Los niños mientras crecen, alzan los brazos y miran lo que van creciendo. Muchos de nosotros  ni siquiera se pondrían de puntillas para tocar al Señor; preferimos que el Señor baje Su mano. El esfuerzo es mínimo. Rezamos todos los días y lo hacemos mal, empezamos las oraciones pensando en terminar. ¡Cuántas veces! No hay esfuerzo. No sabemos de abstinencias, de privaciones, de ayunos, de sacrificios. Muchos quieren subir en la vida espiritual y compran libros y asisten a este o aquel cursillo, pero no avanzan en aquella. ¿Por qué? No se esfuerzan lo suficiente, no están dispuestos al sacrificio. No existe una fórmula mágica que se pueda leer en un libro o que la expliquen en un cursillo de oración. La única fórmula es el esfuerzo firme, constante, perseverante del alma, que estando dispuesta a salvar su alma, no escatima el más mínimo sacrificio y penitencia para ello. Pero no solo no lo evita, lo desea.

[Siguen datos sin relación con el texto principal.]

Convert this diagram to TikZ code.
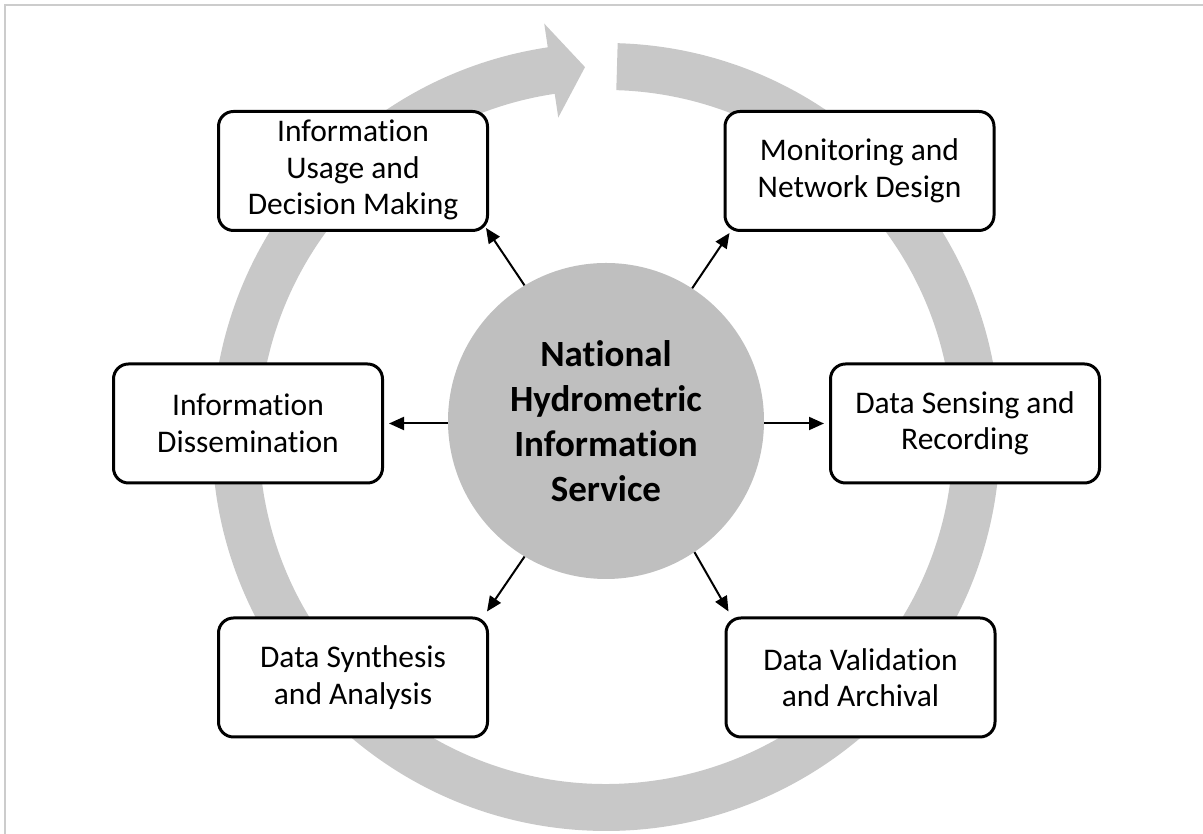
\documentclass[tikz,border=0pt]{standalone}
\usepackage{fontspec}
\setmainfont{Carlito}[Ligatures={NoCommon}, RawFeature={-liga;-clig;-dlig}]
\usetikzlibrary{arrows.meta,calc}
\definecolor{ringgray}{RGB}{200,200,200}
\definecolor{hubgray}{RGB}{191,191,191}
\definecolor{framegray}{RGB}{204,204,204}
\begin{document}
\begin{tikzpicture}[x=1pt,y=1pt,
  stage/.style={draw=black, line width=3pt, rounded corners=15pt, fill=white,
    minimum width=269pt, minimum height=119pt, inner sep=0pt, align=center,
    font=\fontsize{31.5}{36.5}\selectfont},
  hub/.style={circle, fill=hubgray, minimum size=316pt, inner sep=0pt, align=center,
    font=\fontsize{37}{45}\selectfont\bfseries},
  arr/.style={line width=2pt, -{Triangle[length=15pt,width=13pt]}}]
\useasboundingbox (0,0) rectangle (1203,834);
\draw[framegray, line width=1.5pt] (5,0) -- (5,829) -- (1203,829);
% cycle ring
\coordinate (rc) at (606,397);
\fill[ringgray] ($(rc)+(88.3:394)$) arc[start angle=88.3, end angle=-261.5, radius=394pt]
  -- ($(rc)+(98.5:418)$) -- ($(rc)+(93.25:370.5)$) -- ($(rc)+(98.5:323)$)
  -- ($(rc)+(98.5:347)$) arc[start angle=-261.5, end angle=88.3, radius=347pt] -- cycle;
% stages
\node[stage] (b1) at (353,663) {\rule{0pt}{0pt}\raisebox{-3pt}{\begin{tabular}{@{}c@{}}Information\\Usage and\\Decision Making\end{tabular}}};
\node[stage] (b2) at (859.5,663) {Monitoring and\\Network Design};
\node[stage] (b3) at (248,410.5) {Information\\Dissemination};
\node[stage] (b4) at (965,410.5) {Data Sensing and\\Recording};
\node[stage] (b5) at (353,156.5) {Data Synthesis\\and Analysis};
\node[stage] (b6) at (860.5,156.5) {Data Validation\\and Archival};
% hub
\node[hub] (c) at (606,413) {National\\Hydrometric\\Information\\Service};
% arrows
\draw[arr] (c.121.4) -- ([xshift=-3pt,yshift=4pt]b1.south east);
\draw[arr] (c.57) -- ([xshift=6pt,yshift=-1pt]b2.south west);
\draw[arr] (c.west |- b3.east) -- ([xshift=5pt]b3.east);
\draw[arr] (c.east |- b4.west) -- ([xshift=-5pt]b4.west);
\draw[arr] (c.-121.8) -- ([xshift=-2pt,yshift=5pt]b5.north east);
\draw[arr] (c.-56.9) -- ([xshift=4pt,yshift=5pt]b6.north west);
\end{tikzpicture}
\end{document}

Conocemos el episodio del joven rico que, queriendo seguir el Señor,  no tuvo la disposición de dar el paso definitivo de dejarlo todo. No estuvo dispuesto a esforzarse hasta el máximo. Una sola cosa te falta;  vete, vende cuanto tienes y dalo a los pobres, y tendrás un tesoro en el cielo, luego ven y sígueme (Mc. 10, 21). El joven se afligió por las palabras del Señor, tenía muchas riquezas y no estaba dispuesto a esforzarse en desprenderse de ellas. No estamos dispuestos desprendernos de muchas cosas. Muchos quieren seguir al Señor sin renunciar a nada. No hay seguimiento sin renuncia.

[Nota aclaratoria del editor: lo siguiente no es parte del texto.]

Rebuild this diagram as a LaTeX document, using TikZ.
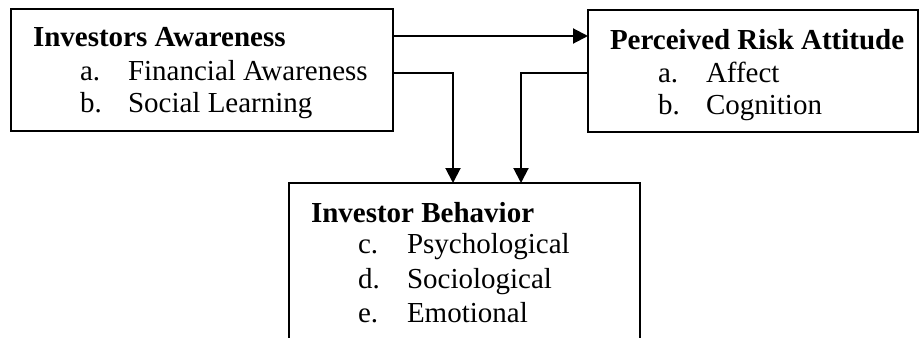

La gran trampa del demonio: ¿para qué esforzarse? Ya bastante tiene la vida de dificultades y problemas para ahora te sacrifiques. El Señor es misericordioso y entiende tu deseo de ser bueno y de salvarte, no necesitas demostrar nada al Señor, te quiere como eres, con tus debilidades. El demonio de ríe del esfuerzo y del mérito. Pero en la vida de la gracia sólo se avanza con esfuerzo y sacrificio. Es el esfuerzo y sacrificio que  cuesta  la renuncia al propio yo de cada uno.

El Señor nos exige a todos, a cada uno según su condición, pero nos exige y  mucho. El Cielo no es para los flojos. ¿A caso no nos confirma lo dicho la vida de San Pablo, por ejemplo? ¿La vida de los mártires, de los confesores de la fe? ¿Ha dejado de haber mártires en cualquier época de  la historia de la Iglesia?

Dice San Ignacio en la Primera semana de sus Ejercicios: El hombre es criado para alabar, hacer reverencia y servir a Dios nuestro Señor, y mediante esto salvar su alma; y las otras cosas sobre la haz de la tierra son criadas para el hombre, y para que le ayuden en la prosecución del fin para el que es criado. De donde se sigue, que el hombre tanto ha de usar de ellas, cuanto le ayuden para su fin, y tanto debe quitarse de ellas, cuanto para ello le impiden […] (Principio y Fundamento).

Servir a Dios y salvar el alma, ese es el orden.  ¿Cómo podemos hacerlo sin no hay decisión, esfuerzo y sacrificio por nuestra parte? ¿Cómo desprendernos, sin sacrificio, de todo lo creado que no separa de este fin?

El que vive en situación de  pecado, ¿cómo puede servir a Dios y salvar su alma sin esfuerzo y renuncia al pecado? ¿Sirve a Dios, como primer principio de su vida? Porque quien no sirve a Dios no puede salvar su alma.

Queridos hermanos, ¿vivimos para servir a Dios? ¿Vivimos para esto? Porque ninguno de nosotros para sí mismo vive y ninguno para sí mismo muere; pues si vivimos, para el Señor vivimos; y si morimos, morimos para el Señor. En fin, sea que vivamos, sea que muramos, del Señor somos. (Rom. 14, 7-8). Es preciso servir al Señor viviendo y muriendo, esto es lo único necesario para salvar el alma.

El Cielo exige la renuncia de nuestro yo; el sacrificio y esfuerzo diario para desprendernos de  todo lo que no separa de Dios; el sacrificio y esfuerzo constante por desarraigar de nosotros  esas pasiones humanas que nos impiden servir a Dios como merece. El Cielo exige el martirio.

Ave María Purísima.

Padre Juan Manuel Rodríguez de la Rosa.